New Times / Art
The following articles were printed from New Times [newtimesslo.com] - Volume 25, Issue 51
'Just because I have my standards ...'Viva la Diva, the latest addition to the 'Legends' tribute series, celebrates rock'n'roll's biggest divasc
BY ANNA WELTNER
I have the same problem with tribute shows as I do with wax museums. Generally, I feel the same repulsion when embracing the waxen effigy of Johnny Depp as when watching someone pretending to be Liza Minnelli who is not Liza Minnelli.
Seated in the equalizing pitch-blackness of the Clark Center, though, something shifted.
Frank Sinatra was there, singing—what else?—“Luck Be a Lady.” Dean Martin crooned “Let There Be Love,” followed by the Rat Pack’s “Me and My Shadow.” Liza Minnelli did—of course!—“Cabaret” and Barbra Streisand sang “Don’t Rain on My Parade.” Beautiful, yes, but still Carnival Cruise fare.
And then there was Diana. Clarissa Spiller, who was so fabulous as activist/performance artist Maureen in Cuesta College’s production of Rent, owns the role of Miss Ross, a woman quoted as saying, awesomely, “Just because I have my standards, they think I’m a bitch.”
Spiller cemented her diva status early with her delivery of Ross’ “Ain’t No Mountain High Enough” and reinforced it with a generous helping of other soulful incarnations throughout the show: Aretha Franklin’s “Respect,” Tina Turner’s “Proud Mary,” and even Janis Joplin’s ironic, twangy “Mercedes-Benz” and wailing “Summertime.” She nailed them all.
The Legends series, which originated 13 years ago as an annual fundraiser for the SLO Little Theatre, has historically told the life story, through song and dance, of one dead rock‘n’roll legend or another.

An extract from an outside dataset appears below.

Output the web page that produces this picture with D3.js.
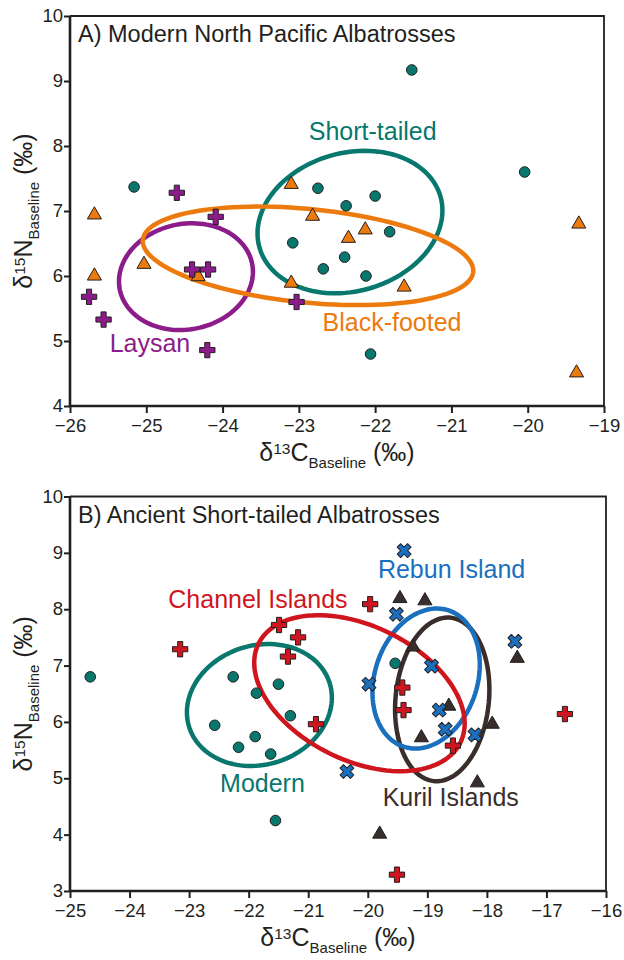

Director Mary Meserve-Miller inadvertently kicked off the series when she proposed a tribute show to Frank Sinatra following his death in the spring of 1998. Love, Old Blue Eyes proved a success, and musical tributes to Judy Garland, Nat King Cole, Roy Orbison, Johnny Cash, and Elvis followed in quick succession. The show has since moved to Arroyo Grande’s Clark Center. Recent productions, rather than focusing on one person’s life, have switched to more of a “greatest hits” format. Last winter saw a “Best of” performance, and this summer’s offering, Viva la Diva, is all about the past century’s greatest divas—young and old, male and female. A short biographical slide show precedes each performer’s entrance.
Legends regular Roy Henry reappeared as Ray Charles, lending his effortlessly sultry voice to pieces like “Cryin’ Time” and “Shake Your Tail Feather.” By the time Josh Feldman, as Jimi, broke into “The Wind Cried Mary” and “Foxy Lady,” I was enchanted.
An ’80s medley will also be on the lineup, Meserve-Miller explained, seeing my indignation over the seeming exclusion of Madonna and Michael Jackson from a show about divas. However, technical issues prevented the corresponding video from being played at the show’s opening weekend.
While Viva la Diva sticks to a general timeline, directors have grouped certain performances together based on common threads, like the triumvirate of tragedy that was Jimi, Jim, and Janis—all of them volatile geniuses, all of them dead at 27.
Elton John, Lady Gaga, and Freddie Mercury round out the show, all of them connected, we learn, in unexpected ways. Mercury’s theatricality heavily influenced Gaga, for instance, who took her name from the Queen song “Radio Gaga.”
Co-creator and choreography director Suzy Miller’s influence is heavily felt in the show’s painstaking, clean presentation. Robyn Metchik executive produces, and costume designer Mary Barrette’s scores of getups, especially the Gaga monstrosity she built for Cadence Mitchell’s performance of “Bad Romance,” are highly ambitious for a show put together on a limited budget.
“It’s not Macbeth,” shrugs Meserve-Miller, “but it’s nice to have somewhere you can go where you can just escape into song and dance.”
I admit it was fun to escape into the past, though I might be too young to truly belong there. When I’m 64, who knows? Perhaps I will crowd into some adorable community theater to watch some gangly African-American youth with sparkly dollar signs around his neck lope onstage singing “Drop it like it’s hot,” preceded naturally by a PowerPoint encapsulating in less than five minutes the life and times of Snoop Dogg, and feel those first euphoric pangs of nostalgia.